Let’s take that traditional single domain data mart. On-premises, it was limited by cost of hardware and the resources of IT staff to manage it; the data sets therefore tended to be modest sized. Enter the cloud, and in a managed service like Snowflake, the operational complexity and capital budgeting barriers go away. The storage is cheap, and by providing a “data cloud,” Snowflake is opening the path to extending the scope of that traditional departmental data mart. Instead of gigabytes of relational data, you might be dealing with terabytes or conceivably petabytes of heterogeneous data. That modest departmental data mart has practically become a data lake. Size no longer matters.

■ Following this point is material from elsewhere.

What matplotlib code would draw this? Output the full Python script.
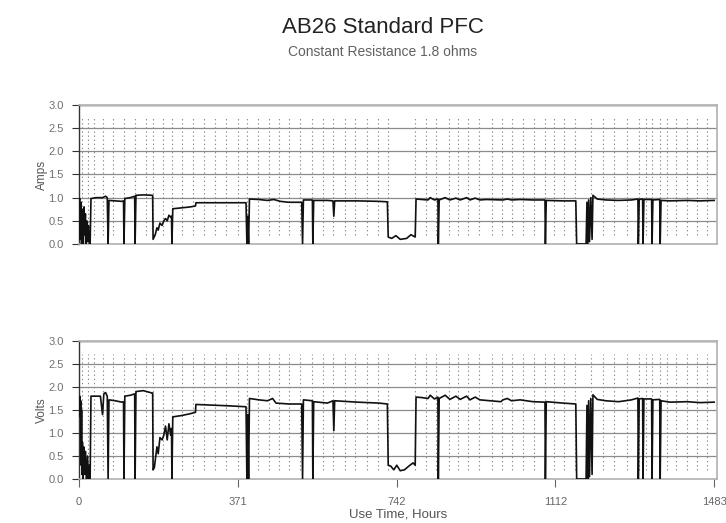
import matplotlib
matplotlib.use("Agg")
import matplotlib.pyplot as plt
import numpy as np

plt.rcParams["font.family"] = ["Liberation Sans", "DejaVu Sans"]

# Hours at which the dotted vertical markers are drawn
marker_hours = [7, 21, 35, 56, 79, 105, 131, 156, 173, 196, 217, 241, 266, 292,
                318, 343, 371, 392, 418, 444, 467, 490, 516, 544, 570, 593, 621,
                644, 673, 698, 722, 785, 810, 834, 864, 885, 908, 934, 965, 988,
                1011, 1037, 1063, 1088, 1109, 1133, 1158, 1196, 1224, 1249, 1280,
                1308, 1324, 1338, 1357, 1373, 1394, 1420, 1443, 1467]

amp_hours = [0, 2, 3, 5, 6, 8, 9, 10, 12, 13, 15, 16, 18, 20, 22, 24, 26, 28,
             40, 55, 62, 66, 68, 70, 85, 100, 104, 105, 107, 120, 130, 131, 133,
             150, 170, 172, 173, 178, 182, 185, 189, 194, 198, 202, 206, 210,
             214, 216, 217, 219, 240, 260, 272, 273, 300, 350, 390, 392, 394,
             396, 398, 420, 440, 455, 470, 490, 520, 522, 524, 545, 546, 548,
             580, 593, 595, 597, 650, 700, 720, 722, 730, 740, 750, 765, 775,
             785, 787, 800, 815, 820, 830, 838, 839, 841, 855, 866, 880, 890,
             905, 913, 925, 936, 950, 990, 1000, 1010, 1030, 1060, 1088, 1089,
             1091, 1130, 1160, 1162, 1184, 1186, 1188, 1190, 1192, 1195, 1198,
             1200, 1210, 1230, 1260, 1290, 1305, 1306, 1308, 1316, 1317, 1319,
             1337, 1338, 1340, 1356, 1357, 1359, 1380, 1420, 1450, 1483]
amps = [0.95, 0.98, 0.1, 0.9, 0.0, 0.75, 0.6, 0.0, 0.8, 0.2, 0.65, 0.0, 0.5,
        0.05, 0.4, 0.0, 0.0, 0.98,
        1.0, 1.0, 1.03, 1.0, 0.0, 0.94, 0.93, 0.92, 0.93, 0.0, 0.98, 1.0, 1.03,
        0.0, 1.05,
        1.06, 1.05, 1.05, 0.1, 0.2, 0.35, 0.3, 0.45, 0.4, 0.5, 0.55, 0.5, 0.62,
        0.58, 0.6, 0.0, 0.76, 0.78, 0.8, 0.82, 0.89, 0.89, 0.89, 0.89, 0.0,
        0.6, 0.0, 0.97, 0.96, 0.94, 0.96, 0.92, 0.9, 0.9, 0.0, 0.95, 0.95, 0.0,
        0.94, 0.94, 0.93, 0.6, 0.93, 0.93, 0.92, 0.91, 0.15, 0.12, 0.18, 0.1,
        0.12, 0.2, 0.15, 0.97, 0.96, 0.95, 1.0, 0.95, 0.97, 0.0, 0.95, 1.0,
        0.95, 0.99, 0.95, 1.0, 0.95, 0.99, 0.95, 0.96, 0.95, 0.97, 0.95, 0.96,
        0.95, 0.95, 0.0, 0.94, 0.93, 0.93, 0.0, 0.0, 0.9, 0.0, 0.95, 0.05, 1.0,
        0.1, 1.05, 0.97, 0.95, 0.94, 0.95, 0.97, 0.0, 0.96, 0.97, 0.0, 0.96,
        0.96, 0.0, 0.95, 0.96, 0.0, 0.94, 0.93, 0.94, 0.93, 0.94]

volt_hours = [0, 1, 2, 3, 4, 5, 6, 7, 8, 9, 11, 13, 15, 17, 20, 22, 24, 26, 28,
              40, 50, 55, 58, 62, 66, 68, 70, 85, 100, 104, 105, 107, 120, 130,
              131, 133, 150, 170, 172, 173, 176, 182, 185, 189, 194, 198, 202,
              206, 210, 214, 216, 217, 219, 240, 260, 272, 273, 300, 350, 390,
              392, 394, 396, 398, 420, 440, 452, 460, 490, 520, 522, 524, 545,
              546, 548, 580, 593, 595, 597, 650, 700, 720, 722, 728, 735, 742,
              750, 760, 770, 780, 785, 787, 800, 815, 820, 830, 838, 839, 841,
              855, 866, 880, 890, 905, 913, 925, 936, 960, 985, 990, 1000, 1010,
              1030, 1060, 1088, 1089, 1091, 1130, 1160, 1162, 1184, 1186, 1188,
              1190, 1192, 1195, 1198, 1200, 1210, 1230, 1260, 1290, 1305, 1306,
              1308, 1316, 1317, 1319, 1337, 1338, 1340, 1356, 1357, 1359, 1380,
              1420, 1450, 1483]
volts = [1.75, 1.4, 1.8, 1.35, 1.7, 0.3, 1.5, 0.1, 0.8, 0.0, 0.7, 0.1, 0.6,
         0.0, 0.5, 0.0, 0.3, 0.0, 1.8,
         1.8, 1.8, 1.4, 1.85, 1.88, 1.8, 0.0, 1.72, 1.7, 1.67, 1.68, 0.0, 1.8,
         1.82, 1.85, 0.0, 1.9, 1.92, 1.87, 1.87, 0.2, 0.25, 0.7, 0.55, 0.9,
         0.85, 0.95, 1.15, 0.85, 1.2, 0.95, 1.1, 0.0, 1.35, 1.38, 1.42, 1.45,
         1.62, 1.61, 1.59, 1.57, 0.0, 1.4, 0.0, 1.75, 1.72, 1.7, 1.75, 1.65,
         1.63, 1.63, 0.0, 1.72, 1.7, 0.0, 1.68, 1.65, 1.7, 1.05, 1.7, 1.67,
         1.65, 1.63, 0.3, 0.28, 0.2, 0.3, 0.18, 0.2, 0.28, 0.35, 0.3, 1.78,
         1.77, 1.75, 1.82, 1.74, 1.78, 0.0, 1.75, 1.82, 1.73, 1.8, 1.73, 1.8,
         1.72, 1.78, 1.72, 1.7, 1.68, 1.72, 1.75, 1.7, 1.72, 1.68, 1.67, 0.0,
         1.68, 1.65, 1.63, 0.0, 0.0, 1.6, 0.0, 1.7, 0.05, 1.75, 0.1, 1.83, 1.73,
         1.7, 1.68, 1.72, 1.76, 0.0, 1.74, 1.75, 0.0, 1.74, 1.74, 0.0, 1.72,
         1.73, 0.0, 1.7, 1.67, 1.68, 1.66, 1.67]

x_ticks = [0, 371, 742, 1112, 1483]
y_ticks = [0.0, 0.5, 1.0, 1.5, 2.0, 2.5, 3.0]

fig = plt.figure(figsize=(7.26, 5.23), dpi=100)
fig.patch.set_facecolor("white")

fig.text(0.527, 0.948, "AB26 Standard PFC", ha="center", va="center",
         fontsize=16, color="#222222")
fig.text(0.527, 0.900, "Constant Resistance 1.8 ohms", ha="center",
         va="center", fontsize=10, color="#606060")


def style_axes(ax, ylabel, show_x):
    ax.set_xlim(0, 1490)
    ax.set_ylim(0, 3.0)
    ax.set_yticks(y_ticks)
    ax.set_yticklabels([f"{t:.1f}" for t in y_ticks])
    for y in y_ticks[1:-1]:
        ax.axhline(y, color="#8c8c8c", lw=0.9, zorder=1)
    ax.axhline(3.0, color="#cccccc", lw=2.0, zorder=1)
    ax.vlines(marker_hours, 0.2, 2.72, colors="#8a8a8a", lw=0.8,
              linestyles=(0, (1.2, 2.5)), zorder=1)
    for side in ["top", "right", "bottom"]:
        ax.spines[side].set_color("#b0b0b0")
        ax.spines[side].set_linewidth(1.2)
    ax.spines["left"].set_color("#333333")
    ax.spines["left"].set_linewidth(1.0)
    ax.tick_params(axis="y", direction="out", length=5, width=0.8,
                   colors="#333333", labelcolor="#707070", labelsize=8,
                   pad=6)
    ax.set_ylabel(ylabel, fontsize=8.5, color="#555555")
    ax.yaxis.set_label_coords(-0.048, 0.5)
    if show_x:
        ax.set_xticks(x_ticks)
        ax.set_xticklabels([str(t) for t in x_ticks])
        ax.tick_params(axis="x", direction="out", length=6, width=0.8,
                       colors="#666666", labelsize=8, pad=7)
        ax.set_xlabel("Use Time, Hours", fontsize=9.5, color="#555555",
                      labelpad=1)
    else:
        ax.set_xticks([])


ax1 = fig.add_axes([0.1088, 0.5335, 0.879, 0.2658])
ax1.plot(amp_hours, amps, color="#111111", lw=1.2, zorder=3)
style_axes(ax1, "Amps", False)

ax2 = fig.add_axes([0.1088, 0.0841, 0.879, 0.264])
ax2.plot(volt_hours, volts, color="#111111", lw=1.2, zorder=3)
style_axes(ax2, "Volts", True)

fig.savefig("out.png", dpi=100, facecolor="white")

That’s where Snowflake – and admittedly, its cloud rivals – are striving to fill the gaps. So, what will differentiate Snowflake as cloud analytic stores extend the bounds of the traditional data mart or data warehouse? While many capabilities, such as support of heterogeneous (multimodel) data; access to cloud storage; and in-database processing of ELT and machine learning are becoming increasingly commonplace, the approaches are surprisingly diverse. Some are bridging the gap with “Data Lakehouses” that place, for instance, SQL and Spark processing under the same hood. As noted earlier, others are building end-to-end experiences, covering much if not all of the data lifecycle.

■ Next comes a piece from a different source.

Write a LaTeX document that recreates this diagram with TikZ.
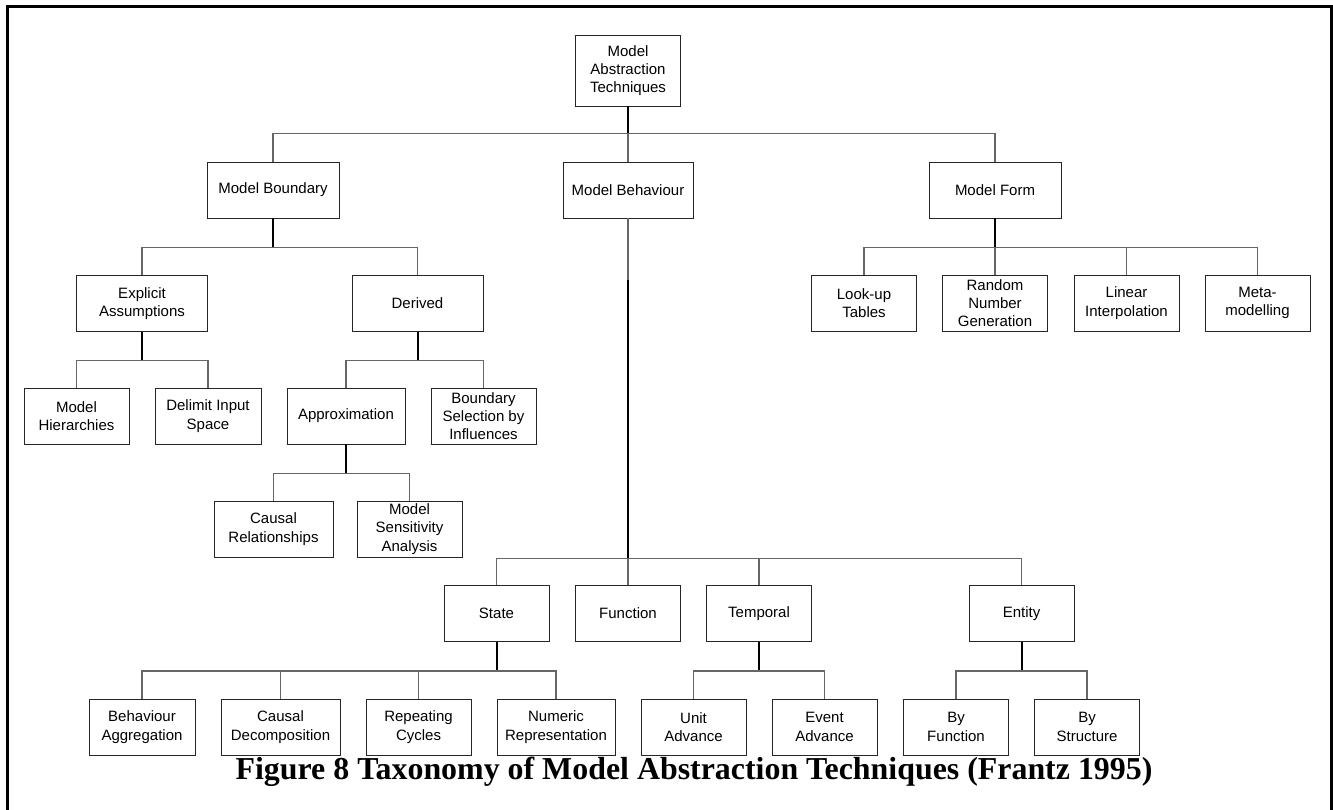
\documentclass[tikz,border=0pt]{standalone}
\usepackage{fontspec}
\setmainfont{Liberation Serif}
\newfontfamily\arialfont{Liberation Sans}

\begin{document}
\begin{tikzpicture}[x=1pt,y=-1pt,
  box/.style={draw=black!85,line width=0.9pt,minimum width=105pt,minimum height=56pt,
    inner sep=0pt,align=center,font=\arialfont\fontsize{15}{18.3}\selectfont},
  bar/.style={line width=1.2pt,black!60},
  stub/.style={line width=2pt,black}]
\useasboundingbox (0,0) rectangle (1333,810);
\draw[line width=3pt] (7,810) -- (7,7) -- (1331,7) -- (1331,810);

\node[box,minimum height=71pt] (root) at (628,70.5) {Model\\Abstraction\\Techniques};

\node[box,minimum width=132pt] (mbound) at (273,190) {Model Boundary};
\node[box,minimum width=130pt] (mbeh) at (628,190) {Model Behaviour};
\node[box,minimum width=132pt] (mform) at (995,190) {Model Form};

\node[box,minimum width=131pt] (expl) at (142,303.5) {Explicit\\Assumptions};
\node[box,minimum width=131pt] (deriv) at (417.5,303.5) {Derived};
\node[box] (hier) at (76.5,416) {Model\\Hierarchies};
\node[box,minimum width=106pt] (delim) at (208,416) {Delimit Input\\Space};
\node[box,minimum width=118pt] (approx) at (346,416) {Approximation};
\node[box] (bsel) at (483.5,416) {Boundary\\Selection by\\Influences};
\node[box,minimum width=119pt] (crel) at (273.5,529) {Causal\\Relationships};
\node[box] (msens) at (409.5,529) {Model\\Sensitivity\\Analysis};

\node[box] (lookup) at (864,303) {Look-up\\Tables};
\node[box] (random) at (995,303) {Random\\Number\\Generation};
\node[box] (linear) at (1126.5,303) {Linear\\Interpolation};
\node[box] (meta) at (1257.5,303) {Meta-\\modelling};

\node[box] (state) at (496.5,613.5) {State};
\node[box] (func) at (628,613.5) {Function};
\node[box] (temporal) at (759,613.5) {Temporal};
\node[box] (entity) at (1021.5,613.5) {Entity};

\node[box,minimum width=106pt] (ba) at (142,727) {Behaviour\\Aggregation};
\node[box,minimum width=119pt] (cd) at (280.5,727) {Causal\\Decomposition};
\node[box] (rc) at (418.5,727) {Repeating\\Cycles};
\node[box,minimum width=118pt] (nr) at (556,727) {Numeric\\Representation};
\node[box] (ua) at (693.5,727) {Unit\\Advance};
\node[box] (ea) at (824.5,727) {Event\\Advance};
\node[box] (bf) at (956,727) {By\\Function};
\node[box] (bs) at (1087,727) {By\\Structure};

\node[font=\fontsize{31.9}{36}\selectfont\bfseries,anchor=base] (caption) at (694,779)
  {Figure 8 Taxonomy of Model Abstraction Techniques (Frantz 1995)};

\draw[stub] (root.south) -- ++(0,27) coordinate (j0);
\draw[bar] (mbound.north) |- (j0) -| (mform.north);
\draw[bar] (j0) -- (mbeh.north);

\draw[stub] (mbound.south) -- ++(0,29) coordinate (j1);
\draw[bar] (expl.north) |- (j1) -| (deriv.north);
\draw[stub] (expl.south) -- ++(0,28.5) coordinate (j2);
\draw[bar] (hier.north) |- (j2) -| (delim.north);
\draw[stub] (deriv.south) -- ++(0,28.5) coordinate (j3);
\draw[bar] (approx.north) |- (j3) -| (bsel.north);
\draw[stub] (approx.south) -- ++(0,29) coordinate (j4);
\draw[bar] (crel.north) |- (j4) -| (msens.north);

\draw[stub] (mform.south) -- ++(0,29) coordinate (j5);
\draw[bar] (lookup.north) |- (j5) -| (meta.north);
\draw[bar] (j5) -- (random.north);
\draw[bar] (linear.north) -- (linear.north |- j5);

\draw[bar] (mbeh.south) -- ++(0,62) coordinate (k);
\draw[stub] (k) -- ++(0,278) coordinate (j6);
\draw[bar] (state.north) |- (j6) -| (entity.north);
\draw[bar] (j6) -- (func.north);
\draw[bar] (temporal.north) -- (temporal.north |- j6);

\draw[stub] (state.south) -- ++(0,29) coordinate (j7);
\draw[bar] (ba.north) |- (j7) -| (nr.north);
\draw[bar] (cd.north) -- (cd.north |- j7);
\draw[bar] (rc.north) -- (rc.north |- j7);
\draw[stub] (temporal.south) -- ++(0,29) coordinate (j8);
\draw[bar] (ua.north) |- (j8) -| (ea.north);
\draw[stub] (entity.south) -- ++(0,29) coordinate (j9);
\draw[bar] (bf.north) |- (j9) -| (bs.north);
\end{tikzpicture}
\end{document}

Snowflake is focusing on being an endpoint for data, and emphasizing third-party ecosystem in an updating of the classic best of breed strategy. It is not trying to be all things to all people. It will continue building hooks to enable third party tools to work with or inside the Snowflake platform. But we are waiting for the next shoe to drop, which is to use Snowpark to integrate real-time streaming into the platform. As for its aspirations to become a destination for data, over the past year, more than 4000 customers have taken advantage of the Snowflake Data Marketplace. But if Snowflake really wants to get serious about being the “Data Cloud,” it should pull the trigger and also add a commercial, curated tier.